Andrew Glover, University of Minnesota; Jonathan Heathcote, Federal Reserve Bank of Minneapolis; Dirk Krueger, University of Pennsylvania and NBER; and Jose-Victor Rios-Rull, University of Minnesota and NBER
Inter-generational Redistribution in the Great Recession
Glover, Heathcote, Krueger, and Rios-Rull construct stochastic overlapping-generations general equilibrium models in which households are subject to aggregate shocks that affect both wages and asset prices. They then use a calibrated version of the model to quantify how the welfare costs of severe recessions are distributed across different age groups. The model predicts that younger cohorts fare better than older cohorts when the equilibrium decline in asset prices is large relative to the decline in wages. Asset price declines hurt the old, who rely on asset sales to finance consumption, but benefit the young, who purchase assets at depressed prices. In the authors' preferred calibration, asset prices decline more than twice as much as wages, consistent with the experience of the U.S. economy in the Great Recession.

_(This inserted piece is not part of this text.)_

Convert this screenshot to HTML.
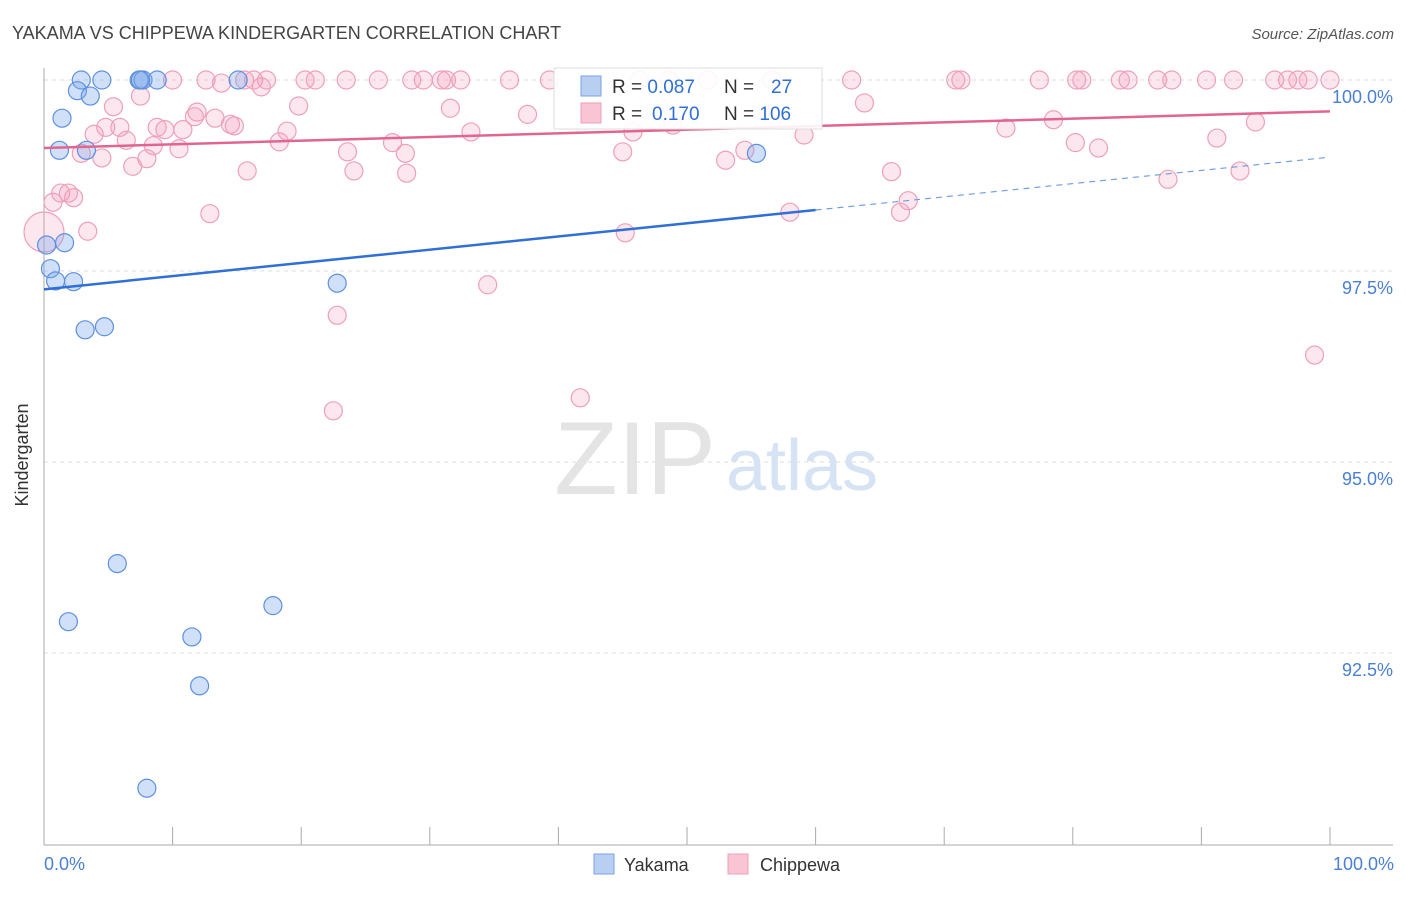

A model recession is approximately welfare-neutral for households in the 20-29 age group, but translates into a large welfare loss of around 10 percent of lifetime consumption for households aged 70 and over.
Vasco M. Carvalho, CREI, and Xavier Gabaix, New York University and NBER
The Great Diversification and Its Undoing (NBER Working Paper No. 16424)
Carvalho and Gabaix investigate the hypothesis that macroeconomic fluctuations are the results of many microeconomic shocks, and show that it has significant explanatory power for the evolution of macroeconomic volatility. They define "fundamental" volatility as what would arise from an economy made entirely of idiosyncratic microeconomic shocks, occurring at the level of sectors or firms. In its empirical construction, motivated by a simple model, the sales share of different sectors will vary over time, while the volatility of those sectors remains constant. The authors find that fundamental volatility accounts for the swings in macroeconomic volatility in the United States and the other major world economies in the past half century. It also explains the "great moderation" and its undoing. Controlling for their measure of fundamental volatility, there is no break in output volatility. The initial great moderation is caused by a decreasing share of manufacturing between 1975 and 1985. The recent rise of macroeconomic volatility is attributable to the increase in the size of the financial sector. The authors provide a model to think quantitatively about the large comovement generated by idiosyncratic shocks. Because the origin of aggregate shocks can be traced to identifiable microeconomic shocks, we may be able to better understand the origins of aggregate fluctuations.